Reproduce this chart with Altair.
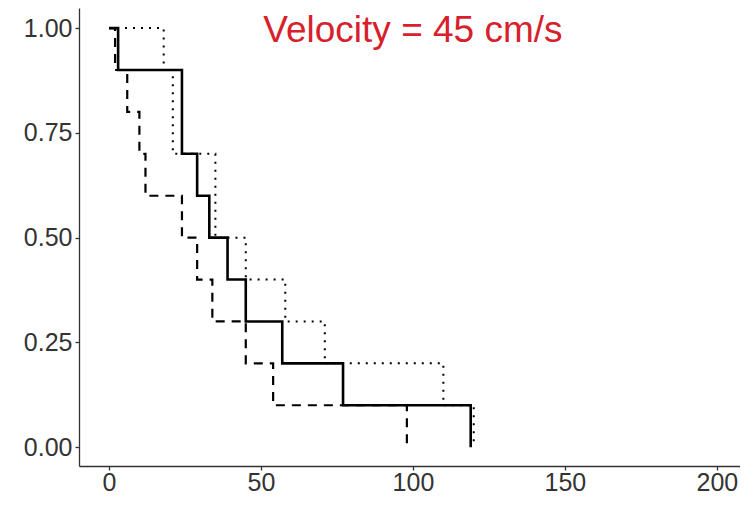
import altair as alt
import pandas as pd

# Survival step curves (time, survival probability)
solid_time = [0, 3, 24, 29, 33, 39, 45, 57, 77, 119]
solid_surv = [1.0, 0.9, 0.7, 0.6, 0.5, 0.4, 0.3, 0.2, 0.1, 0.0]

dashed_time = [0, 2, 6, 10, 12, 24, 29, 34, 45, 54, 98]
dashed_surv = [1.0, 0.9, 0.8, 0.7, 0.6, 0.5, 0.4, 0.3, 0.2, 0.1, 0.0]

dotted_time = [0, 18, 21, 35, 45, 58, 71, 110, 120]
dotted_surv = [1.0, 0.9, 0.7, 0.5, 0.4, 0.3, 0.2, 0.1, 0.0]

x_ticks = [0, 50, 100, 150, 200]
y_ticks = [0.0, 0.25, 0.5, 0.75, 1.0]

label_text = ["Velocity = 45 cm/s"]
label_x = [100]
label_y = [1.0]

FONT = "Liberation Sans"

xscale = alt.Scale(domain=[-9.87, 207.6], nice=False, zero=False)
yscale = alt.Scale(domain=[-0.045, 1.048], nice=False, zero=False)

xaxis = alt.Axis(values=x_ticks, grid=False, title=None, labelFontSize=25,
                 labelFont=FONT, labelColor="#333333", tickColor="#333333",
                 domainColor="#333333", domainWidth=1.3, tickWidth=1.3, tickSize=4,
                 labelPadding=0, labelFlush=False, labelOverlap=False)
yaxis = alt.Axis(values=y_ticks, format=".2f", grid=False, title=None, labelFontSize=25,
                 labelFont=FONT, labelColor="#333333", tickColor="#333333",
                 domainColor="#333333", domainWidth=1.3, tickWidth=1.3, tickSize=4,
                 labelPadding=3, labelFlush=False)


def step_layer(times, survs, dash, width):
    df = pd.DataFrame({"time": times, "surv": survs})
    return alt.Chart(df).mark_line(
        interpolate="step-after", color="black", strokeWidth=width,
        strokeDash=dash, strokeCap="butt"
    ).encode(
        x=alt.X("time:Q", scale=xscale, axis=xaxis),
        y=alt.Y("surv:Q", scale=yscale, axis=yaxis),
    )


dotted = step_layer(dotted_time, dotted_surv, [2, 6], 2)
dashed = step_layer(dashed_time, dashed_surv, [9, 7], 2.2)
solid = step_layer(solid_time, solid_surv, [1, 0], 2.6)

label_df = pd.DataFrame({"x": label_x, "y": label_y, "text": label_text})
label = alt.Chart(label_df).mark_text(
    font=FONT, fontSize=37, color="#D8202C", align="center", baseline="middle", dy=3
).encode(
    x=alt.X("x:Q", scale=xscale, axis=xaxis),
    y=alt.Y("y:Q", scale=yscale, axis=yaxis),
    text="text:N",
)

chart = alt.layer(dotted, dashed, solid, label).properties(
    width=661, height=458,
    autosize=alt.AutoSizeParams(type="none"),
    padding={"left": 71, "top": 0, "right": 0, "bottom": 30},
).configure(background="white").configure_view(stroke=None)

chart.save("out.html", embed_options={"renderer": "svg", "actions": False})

* * * * *

What is being asked: Return nothing but the lines running from the start of the data to the line with "labelPadding=3, labelFlush=False)", please, both ends included and no pictures.

Complete response:
Reproduce this chart with Altair.
import altair as alt
import pandas as pd

# Survival step curves (time, survival probability)
solid_time = [0, 3, 24, 29, 33, 39, 45, 57, 77, 119]
solid_surv = [1.0, 0.9, 0.7, 0.6, 0.5, 0.4, 0.3, 0.2, 0.1, 0.0]

dashed_time = [0, 2, 6, 10, 12, 24, 29, 34, 45, 54, 98]
dashed_surv = [1.0, 0.9, 0.8, 0.7, 0.6, 0.5, 0.4, 0.3, 0.2, 0.1, 0.0]

dotted_time = [0, 18, 21, 35, 45, 58, 71, 110, 120]
dotted_surv = [1.0, 0.9, 0.7, 0.5, 0.4, 0.3, 0.2, 0.1, 0.0]

x_ticks = [0, 50, 100, 150, 200]
y_ticks = [0.0, 0.25, 0.5, 0.75, 1.0]

label_text = ["Velocity = 45 cm/s"]
label_x = [100]
label_y = [1.0]

FONT = "Liberation Sans"

xscale = alt.Scale(domain=[-9.87, 207.6], nice=False, zero=False)
yscale = alt.Scale(domain=[-0.045, 1.048], nice=False, zero=False)

xaxis = alt.Axis(values=x_ticks, grid=False, title=None, labelFontSize=25,
                 labelFont=FONT, labelColor="#333333", tickColor="#333333",
                 domainColor="#333333", domainWidth=1.3, tickWidth=1.3, tickSize=4,
                 labelPadding=0, labelFlush=False, labelOverlap=False)
yaxis = alt.Axis(values=y_ticks, format=".2f", grid=False, title=None, labelFontSize=25,
                 labelFont=FONT, labelColor="#333333", tickColor="#333333",
                 domainColor="#333333", domainWidth=1.3, tickWidth=1.3, tickSize=4,
                 labelPadding=3, labelFlush=False)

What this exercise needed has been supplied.